The primary negative effect of eating less frequent, is the possibility of fasted exercise which leads to significant levels of muscle degradation compared to postprandial exercise. It can actually lead to markers of degradation being significantly elevated for up to 48 hours.


----------



## fqqs (Nov 20, 2011)

so

if I eat

 meal 1 - 7am
 meal 2- 10am
 meal 3 - 1pm
 meal 4 - 4pm
 meal 5 - 7pm
 meal 6 - 10pm

 will it be EXACTLY the same in reagrd to muscle growth/body comp as if i eat:

 meal 1&2 - 7pm
 meal 3&4- 8pm
 meal 5&6 - 9pm


 YES OR NO?


----------



## pebble (Nov 20, 2011)

fqqs said:


> so
> 
> if I eat
> 
> ...



This isn't an exact science so no one can tell you that.  I can advise you that the differences between those meal plans (if marcos are the same) will likely yield gains that are not significantly different.  

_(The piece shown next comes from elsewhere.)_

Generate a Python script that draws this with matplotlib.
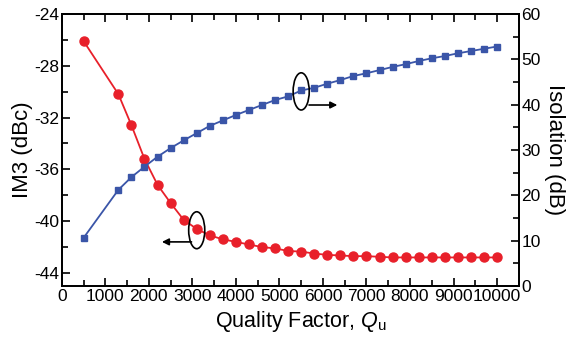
import matplotlib

matplotlib.use("Agg")
import matplotlib.pyplot as plt
from matplotlib import font_manager
from matplotlib.patches import Ellipse
from matplotlib.ticker import MultipleLocator

installed = {f.name for f in font_manager.fontManager.ttflist}
base = "Liberation Sans Narrow" if "Liberation Sans Narrow" in installed else "Liberation Sans"

plt.rcParams["font.family"] = [base, "DejaVu Sans"]
plt.rcParams["axes.unicode_minus"] = False
plt.rcParams["mathtext.fontset"] = "custom"
plt.rcParams["mathtext.rm"] = base
plt.rcParams["mathtext.it"] = base + ":italic"

# quality factor sweep (shared by both curves)
q_factor = [500] + list(range(1300, 10001, 300))

im3_dbc = [
    -26.1, -30.2, -32.6, -35.2, -37.2, -38.6, -39.9, -40.6, -41.1, -41.4,
    -41.6, -41.8, -42.0, -42.1, -42.3, -42.35, -42.5, -42.6, -42.65, -42.7,
    -42.7, -42.75, -42.8, -42.8, -42.8, -42.8, -42.8, -42.8, -42.8, -42.8,
    -42.8,
]

isolation_db = [
    10.6, 21.2, 24.0, 26.3, 28.5, 30.4, 32.1, 33.7, 35.3, 36.5,
    37.7, 38.8, 39.9, 41.0, 41.8, 43.1, 43.7, 44.6, 45.4, 46.3,
    46.9, 47.6, 48.3, 48.9, 49.6, 50.2, 50.7, 51.3, 51.8, 52.3,
    52.8,
]

RED = "#e8202a"
BLUE = "#3a55a8"
FS = 12.5
XLABEL_FS = 15.5
YLABEL_FS = 16
YLABEL_FONT = ["Liberation Sans", "DejaVu Sans"]

fig = plt.figure(figsize=(5.67, 3.38), dpi=100)
ax = fig.add_axes([0.109, 0.154, 0.806, 0.805])
ax2 = ax.twinx()

ax.plot(q_factor, im3_dbc, color=RED, lw=1.3, marker="o", ms=6.5, zorder=3)
ax2.plot(q_factor, isolation_db, color=BLUE, lw=1.3, marker="s", ms=5, zorder=3)

ax.set_xlim(0, 10500)
ax.set_ylim(-45, -24)
ax2.set_ylim(0, 60)

ax.xaxis.set_major_locator(MultipleLocator(1000))
ax.xaxis.set_minor_locator(MultipleLocator(500))
ax.yaxis.set_major_locator(MultipleLocator(4))
ax.yaxis.set_minor_locator(MultipleLocator(2))
ax2.yaxis.set_major_locator(MultipleLocator(10))
ax2.yaxis.set_minor_locator(MultipleLocator(5))

ax.tick_params(which="both", direction="in", top=True, right=False,
               labelsize=FS, width=1.2, pad=2)
ax.tick_params(which="major", length=6)
ax.tick_params(which="minor", length=4)
ax2.tick_params(which="both", direction="in", labelsize=FS, width=1.2, pad=2)
ax2.tick_params(which="major", length=6)
ax2.tick_params(which="minor", length=4)

for a in (ax, ax2):
    for sp in a.spines.values():
        sp.set_linewidth(1.3)

ax.set_xlabel(r"Quality Factor, $Q_\mathrm{u}$", fontsize=XLABEL_FS, labelpad=0)
ax.xaxis.set_label_coords(0.523, -0.085)
ax.set_ylabel("IM3 (dBc)", fontsize=YLABEL_FS, family=YLABEL_FONT, labelpad=1)
ax2.set_ylabel("Isolation (dB)", fontsize=YLABEL_FS, family=YLABEL_FONT,
               rotation=270, labelpad=17)

# markers pointing each curve to its axis
ax.add_patch(Ellipse((3100, -40.7), 370, 2.85, fill=False, ec="black", lw=1.2, zorder=4))
ax.annotate("", xy=(2300, -41.6), xytext=(2980, -41.6),
            arrowprops=dict(arrowstyle="-|>", color="black", lw=1.2,
                            mutation_scale=10, shrinkA=0, shrinkB=0))
ax2.add_patch(Ellipse((5500, 42.9), 370, 8.2, fill=False, ec="black", lw=1.2, zorder=4))
ax2.annotate("", xy=(6330, 39.9), xytext=(5680, 39.9),
             arrowprops=dict(arrowstyle="-|>", color="black", lw=1.2,
                             mutation_scale=10, shrinkA=0, shrinkB=0))

fig.savefig("out.png", dpi=100)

Look at research on ramadan fasting compared to traditional calorie restriction.  It is essentially what you outlined as your options.


----------



## ThreeGigs (Nov 20, 2011)

fqqs said:


> so
> 
> if I eat
> 
> ...



Nope, it'll be different. How different depends on your body and metabolism. If 3 hours between meals is enough time for your body to finish digesting the meal and for your blood nutrient (amino and glucose) levels to return to baseline, then you've got 5 good pulses plus the pre-bed meal.  However if your digestive system is a bit slow, then you may be eating too often and NOT getting much benefit from pulsing. It also depends on just what is in each meal. How much fat and how long it takes the stomach to turn the meal into a liquid.

In scenario 2, you'll get plenty of calories, and the extra insulin sensitivity will help drive nutrients into your muscles. However as Pebble implied, your energy needs for the day will have to be supplied from your body's storage systems. Which is great for fat loss, but less than optimal for muscle building. 

Be careful with the extremes. Eating all your food in a 2-hour period is quite extreme, so it's not really comparable with the way most people eat.  If you're bulking, eat more often but not so often as to eliminate the times when your blood nutrients return to baseline fasting levels. Five meals four hours apart is a good overall setup. If cutting, try intermittent fasting with 3 meals in 8 hours (a meal every 4 hours), say 14:00, 18:00, 22:00. 

But don't overthink it unless you're competitive and you *NEED* that last 5% potential gain to finish in a top spot. When I say timing isn't all that important it means if you blow a meal time by an hour or so, it's not going to make enough difference for 99% of bodybuilders to notice. I'm also sure most competitive BBers have had blood analyses done so they KNOW how fast their blood nutrient levels fall after a meal.


----------



## Merkaba (Nov 20, 2011)

TJTJ said:


>



^this... 

I mean damn, within reason.  The point is that it doesn't need to be worried about as much as people want to.  If you're going to eat one friggin meal a day then you might have some issues and I would say it wouldn't be optimal.  The point is you don't have to eat 10 meals a day and all of that nonsense.  Kinda like protein right after a workout.  It's not that you have to do it, but if you can and you're serious and what optimal results or want to try to shoot for optimal results, go for it.


----------



## fqqs (Nov 21, 2011)

ok tahnks for your input guys. so I shouldnt be afraid of sleeping too much and eating breakfast later in the day, fasting for blood test etc. as long as I eat my 5 meals ,preferably in regular intervals.


----------



## Merkaba (Nov 21, 2011)

fqqs said:


> ok tahnks for your input guys. so I shouldnt be afraid of sleeping too much and eating breakfast later in the day, fasting for blood test etc. as long as I eat my 5 meals ,preferably in regular intervals.



Concentrate more on getting your numbers.  3 meals or 5 meals, doesn't matter.  Just get your math/intake/macro's, etc.


----------



## ThreeGigs (Nov 23, 2011)

Just wanted to bump this thread to add a link to some relevant info:

Intermittent Fasting | Free E-Book | Precision Nutrition Coaching

Free ebook download about his experiences over the last 8 months with intermittent fasting, and that from a 6-meal-a-day-is-my-religion type of guy. Reading it will make you stop worrying about eating times so much.


----------



## tacoman (Nov 24, 2011)

wow good link ^


----------